= AVAILABLE DATA =
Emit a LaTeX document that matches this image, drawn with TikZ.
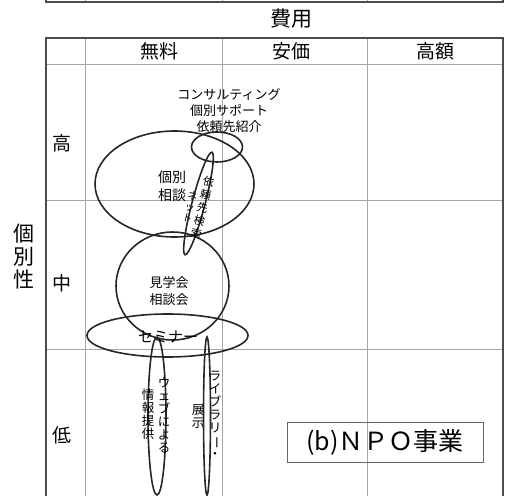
\documentclass[tikz,border=0pt]{standalone}
\usepackage{fontspec}
\usepackage{graphicx}
\setmainfont{Noto Sans CJK JP}
\usetikzlibrary{positioning}
\newcommand{\tbar}{\rotatebox[origin=c]{-90}{ー}}

\begin{document}
\begin{tikzpicture}[x=1pt,y=-1pt,
        frame/.style={draw=black!70, line width=2pt},
        grid/.style={draw=black!35, line width=0.8pt},
        blob/.style={draw=black!85, line width=1.6pt},
        head/.style={font=\fontsize{19}{19}\selectfont, inner sep=0pt},
        small/.style={font=\fontsize{13}{16}\selectfont, align=center, inner sep=0pt},
        tate/.style={font=\fontsize{12.5}{13}\selectfont, align=center, inner sep=0pt}]
    \useasboundingbox (0,0) rectangle (507,496);
    % strip of the table above
    \foreach \x in {85,222,367}
        \draw[grid] (\x,0)--(\x,2);
    \draw[frame] (46,-2)--(46,1.5)--(503,1.5)--(503,-2);

    % table
    \node[font=\fontsize{21}{21}\selectfont, inner sep=0pt] (cost) at (291,19) {費用};
    \foreach \x in {85,222,367}
        \draw[grid] (\x,38)--(\x,496);
    \foreach \y in {64,200,349}
        \draw[grid] (46,\y)--(503,\y);
    \draw[frame] (46,497)--(46,38)--(503,38)--(503,497);
    \node[head] (free) at (159,51) {無料};
    \node[head] (cheap) at (291,51) {安価};
    \node[head] (dear) at (435,51) {高額};
    \node[head] (high) at (62,143) {高};
    \node[head] (mid) at (62,283) {中};
    \node[head] (low) at (62,435) {低};
    \node[font=\fontsize{21}{23}\selectfont, align=center, inner sep=0pt] (indiv) at (24,257) {個\\別\\性};

    % ellipses
    \draw[blob] (217,147) ellipse [x radius=25.5, y radius=15];
    \draw[blob] (174.5,184) ellipse [x radius=79.5, y radius=53];
    \draw[blob, rotate around={-14.7:(198.5,203.5)}] (198.5,203.5) ellipse [x radius=6.5, y radius=53];
    \draw[blob] (172.5,286) ellipse [x radius=56.5, y radius=54];
    \draw[blob] (167.5,335.5) ellipse [x radius=80.5, y radius=21.5];
    \draw[blob] (157,416) ellipse [x radius=9, y radius=79];
    \draw[blob] (207,416) ellipse [x radius=3.5, y radius=79];

    % labels
    \node[small] (consult) at (229,111) {コンサルティング\\個別サポート\\依頼先紹介};
    \node[small, font=\fontsize{14}{18}\selectfont] (talk) at (172,186) {個別\\相談};
    \node[tate, font=\fontsize{11}{13.5}\selectfont, rotate=-13.3] (search) at (202.5,207.5) {依\\頼\\先\\検\\索};
    \node[tate, font=\fontsize{10}{11}\selectfont, rotate=-14] (net) at (190,207) {ネ\\ッ\\ト};
    \node[small, font=\fontsize{13}{17}\selectfont] (visit) at (169,291.5) {見学会\\相談会};
    \node[small, font=\fontsize{15}{15}\selectfont] (seminar) at (168,337) {セミナ\makebox[15pt]{ー}};
    \node[tate] (web) at (164,415) {ウ\\ェ\\ブ\\に\\よ\\る};
    \node[tate] (info) at (148,414) {情\\報\\提\\供};
    \node[tate] (lib) at (215,415) {ラ\\イ\\ブ\\ラ\\リ\\\tbar\\・};
    \node[tate] (show) at (198,416.5) {展\\示};

    \node[draw=black!60, line width=0.8pt, minimum width=196pt, minimum height=40pt,
        font=\fontsize{25}{25}\selectfont] (title) at (385,442) {(b)ＮＰＯ事業};
\end{tikzpicture}
\end{document}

= CHALLENGE =
Without the images, write out each line of the data verbatim.

= RESULT =
Emit a LaTeX document that matches this image, drawn with TikZ.
\documentclass[tikz,border=0pt]{standalone}
\usepackage{fontspec}
\usepackage{graphicx}
\setmainfont{Noto Sans CJK JP}
\usetikzlibrary{positioning}
\newcommand{\tbar}{\rotatebox[origin=c]{-90}{ー}}

\begin{document}
\begin{tikzpicture}[x=1pt,y=-1pt,
        frame/.style={draw=black!70, line width=2pt},
        grid/.style={draw=black!35, line width=0.8pt},
        blob/.style={draw=black!85, line width=1.6pt},
        head/.style={font=\fontsize{19}{19}\selectfont, inner sep=0pt},
        small/.style={font=\fontsize{13}{16}\selectfont, align=center, inner sep=0pt},
        tate/.style={font=\fontsize{12.5}{13}\selectfont, align=center, inner sep=0pt}]
    \useasboundingbox (0,0) rectangle (507,496);
    % strip of the table above
    \foreach \x in {85,222,367}
        \draw[grid] (\x,0)--(\x,2);
    \draw[frame] (46,-2)--(46,1.5)--(503,1.5)--(503,-2);

    % table
    \node[font=\fontsize{21}{21}\selectfont, inner sep=0pt] (cost) at (291,19) {費用};
    \foreach \x in {85,222,367}
        \draw[grid] (\x,38)--(\x,496);
    \foreach \y in {64,200,349}
        \draw[grid] (46,\y)--(503,\y);
    \draw[frame] (46,497)--(46,38)--(503,38)--(503,497);
    \node[head] (free) at (159,51) {無料};
    \node[head] (cheap) at (291,51) {安価};
    \node[head] (dear) at (435,51) {高額};
    \node[head] (high) at (62,143) {高};
    \node[head] (mid) at (62,283) {中};
    \node[head] (low) at (62,435) {低};
    \node[font=\fontsize{21}{23}\selectfont, align=center, inner sep=0pt] (indiv) at (24,257) {個\\別\\性};

    % ellipses
    \draw[blob] (217,147) ellipse [x radius=25.5, y radius=15];
    \draw[blob] (174.5,184) ellipse [x radius=79.5, y radius=53];
    \draw[blob, rotate around={-14.7:(198.5,203.5)}] (198.5,203.5) ellipse [x radius=6.5, y radius=53];
    \draw[blob] (172.5,286) ellipse [x radius=56.5, y radius=54];
    \draw[blob] (167.5,335.5) ellipse [x radius=80.5, y radius=21.5];
    \draw[blob] (157,416) ellipse [x radius=9, y radius=79];
    \draw[blob] (207,416) ellipse [x radius=3.5, y radius=79];

    % labels
    \node[small] (consult) at (229,111) {コンサルティング\\個別サポート\\依頼先紹介};
    \node[small, font=\fontsize{14}{18}\selectfont] (talk) at (172,186) {個別\\相談};
    \node[tate, font=\fontsize{11}{13.5}\selectfont, rotate=-13.3] (search) at (202.5,207.5) {依\\頼\\先\\検\\索};
    \node[tate, font=\fontsize{10}{11}\selectfont, rotate=-14] (net) at (190,207) {ネ\\ッ\\ト};
    \node[small, font=\fontsize{13}{17}\selectfont] (visit) at (169,291.5) {見学会\\相談会};
    \node[small, font=\fontsize{15}{15}\selectfont] (seminar) at (168,337) {セミナ\makebox[15pt]{ー}};
    \node[tate] (web) at (164,415) {ウ\\ェ\\ブ\\に\\よ\\る};
    \node[tate] (info) at (148,414) {情\\報\\提\\供};
    \node[tate] (lib) at (215,415) {ラ\\イ\\ブ\\ラ\\リ\\\tbar\\・};
    \node[tate] (show) at (198,416.5) {展\\示};

    \node[draw=black!60, line width=0.8pt, minimum width=196pt, minimum height=40pt,
        font=\fontsize{25}{25}\selectfont] (title) at (385,442) {(b)ＮＰＯ事業};
\end{tikzpicture}
\end{document}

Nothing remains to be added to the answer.